You choose the topic you want to address – perhaps engage your team more, deal with a difficult member, grow your confidence, inspire your colleagues, tap your creativity, address procrastination, avoidance and anxiety, build a team culture, be your authentic self, motivate yourself toward your goals rather than away from stresses, cope with stress, uncertainty and time pressure, set goals, or any other topic you wish to reflect on.
GEE Team Leader reflections often say they wished they had booked a coach earlier. We recommend at least one leadership coaching session each week. Book a coach, and see how it goes .....
Log onto the Microsoft Teams Global Enterprise Experience site. If you have several Microsoft Teams accounts, make sure it says "Global Enterprise Experience in the top right corner where your image or initials are in the roundel
Under "Your Teams" click on "Leadership Coaches"
Explore bios of the coaches under "Posts" to check out who you would like to work with.
Under the "Bookings" tab choose the Service, preferred coach (optional) and pick a time that suits you. Times will be shown in your computer's time zone.

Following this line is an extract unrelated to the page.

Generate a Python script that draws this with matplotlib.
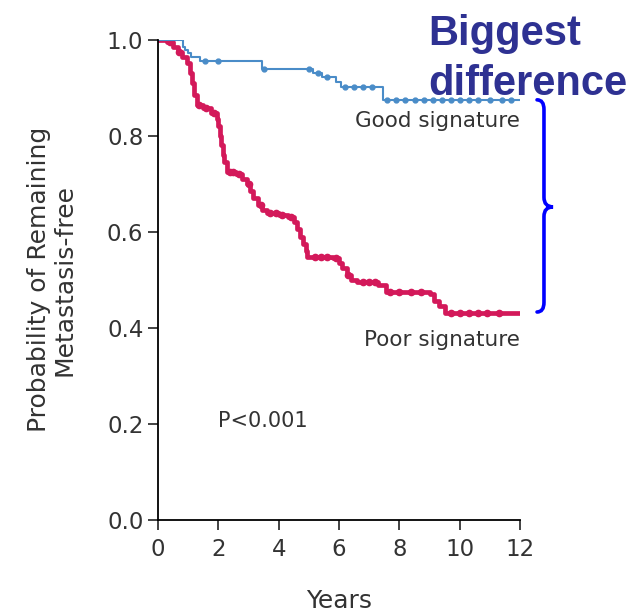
import numpy as np
import matplotlib.pyplot as plt
from matplotlib.path import Path
from matplotlib.patches import PathPatch

plt.rcParams['font.family'] = ['DejaVu Sans']

# Kaplan-Meier steps (years, survival)
good_t = [0, 0.83, 0.9, 1.0, 1.1, 1.4, 3.45, 5.15, 5.45, 5.9, 6.05, 7.45, 12]
good_s = [1.0, 0.985, 0.978, 0.972, 0.965, 0.955, 0.94, 0.93, 0.922, 0.912, 0.902, 0.875, 0.875]
good_cens = [1.55, 2.0, 3.5, 5.0, 5.3, 5.6, 6.2, 6.5, 6.8, 7.1, 7.6, 7.9, 8.2, 8.5,
             8.8, 9.1, 9.4, 9.7, 10.0, 10.3, 10.6, 11.0, 11.4, 11.7]

poor_t = [0, 0.3, 0.5, 0.65, 0.8, 0.95, 1.05, 1.12, 1.2, 1.28, 1.5, 1.75, 1.95,
          2.0, 2.05, 2.1, 2.15, 2.2, 2.3, 2.6, 2.8, 2.95, 3.05, 3.15, 3.3, 3.45, 3.6,
          4.0, 4.3, 4.5, 4.6, 4.7, 4.8, 4.9, 4.95, 5.8, 6.0, 6.1, 6.25, 6.4, 6.6,
          7.3, 7.55, 9.0, 9.15, 9.3, 9.5, 12]
poor_s = [1.0, 0.995, 0.985, 0.975, 0.965, 0.952, 0.93, 0.91, 0.885, 0.865, 0.858,
          0.848, 0.835, 0.82, 0.80, 0.78, 0.76, 0.745, 0.725, 0.72, 0.71, 0.70,
          0.685, 0.67, 0.655, 0.645, 0.64, 0.635, 0.63, 0.62, 0.605, 0.59, 0.575,
          0.56, 0.548, 0.545, 0.535, 0.525, 0.51, 0.50, 0.495, 0.49, 0.475, 0.47,
          0.455, 0.445, 0.43, 0.43]
poor_cens = [0.4, 0.7, 1.35, 1.6, 1.85, 2.4, 2.5, 2.7, 3.0, 3.4, 3.7, 3.9, 4.1, 4.4,
             5.2, 5.4, 5.6, 5.9, 6.3, 6.8, 7.0, 7.2, 7.7, 8.0, 8.4, 8.7, 9.7, 10.0,
             10.3, 10.6, 10.9, 11.3]

blue = '#4a8cc8'
red = '#d3195a'
grey = '#333333'


def step_val(t, s, x):
    idx = np.searchsorted(t, x, side='right') - 1
    return np.asarray(s)[idx]


fig = plt.figure(figsize=(6.32, 6.13), dpi=100)
ax = fig.add_axes([0.25, 0.152, 0.573, 0.783])

ax.step(poor_t, poor_s, where='post', color=red, lw=3.4, solid_joinstyle='round')
ax.plot(poor_cens, step_val(poor_t, poor_s, poor_cens), 'o', color=red, ms=4.5)
ax.step(good_t, good_s, where='post', color=blue, lw=1.5)
ax.plot(good_cens, step_val(good_t, good_s, good_cens), 'o', color=blue, ms=3.5)

ax.set_xlim(0, 12)
ax.set_ylim(0, 1)
ax.set_xticks(range(0, 13, 2))
ax.set_yticks(np.arange(0, 1.01, 0.2))
ax.set_yticklabels(['0.0', '0.2', '0.4', '0.6', '0.8', '1.0'])
ax.tick_params(labelsize=16.5, length=7, width=1.2, color='#222222', labelcolor=grey)
ax.tick_params(axis='x', pad=6)
for side in ['top', 'right']:
    ax.spines[side].set_visible(False)
for side in ['left', 'bottom']:
    ax.spines[side].set_linewidth(1.3)

ax.set_xlabel('Years', fontsize=18, color=grey, labelpad=20)
ax.set_ylabel('Probability of Remaining\nMetastasis-free', fontsize=18,
              color=grey, labelpad=22, linespacing=1.05)

ax.text(12, 0.83, 'Good signature', ha='right', va='center', fontsize=15.5, color=grey)
ax.text(12, 0.375, 'Poor signature', ha='right', va='center', fontsize=15.5, color=grey)
ax.text(2.0, 0.205, 'P<0.001', ha='left', va='center', fontsize=15, color=grey)

# brace marking the biggest difference
xl, xm, xt = 12.56, 12.79, 13.09
yt, ymid, yb = 0.875, 0.652, 0.433
verts = [(xl, yt), (xm, yt), (xm, yt - 0.02), (xm, ymid + 0.02), (xm, ymid), (xt, ymid),
         (xm, ymid), (xm, ymid - 0.02), (xm, yb + 0.02), (xm, yb), (xl, yb)]
codes = [Path.MOVETO, Path.CURVE3, Path.CURVE3, Path.LINETO, Path.CURVE3, Path.CURVE3,
         Path.CURVE3, Path.CURVE3, Path.LINETO, Path.CURVE3, Path.CURVE3]
brace = PathPatch(Path(verts, codes), fill=False, edgecolor='#0000ff', lw=2.6,
                  clip_on=False, capstyle='round')
ax.add_patch(brace)

for label, ybase in [('Biggest', 0.927), ('difference', 0.845)]:
    fig.text(0.677, ybase, label, fontsize=30, fontweight='bold', color='#2e3192',
             ha='left', va='baseline', family=['Liberation Sans', 'DejaVu Sans'])

fig.savefig('out.png', dpi=100, facecolor='white')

Business Mentors are trained to help you with the technical issues of your business proposal such as:
- Creativity
- Economic evaluation
- Marketing
- Financing
- Business Strategy
- Intellectual propoerty protection
- Writing a great proposal
Log onto the Microsoft Teams Global Enterprise Experience site. If you have several Microsoft Teams accounts, make sure it says "Global Enterprise Experience in the top right corner where your image or initials are in the roundel
Under "Your Teams" click on "Business Mentors"
Explore bios of the Business Mentors under "Posts" to check out who you would like to work with.
Under the "Bookings" tab select your mentor under "Staff" (optional) and pick a time that suits you. Times will be shown in your computer's time zone.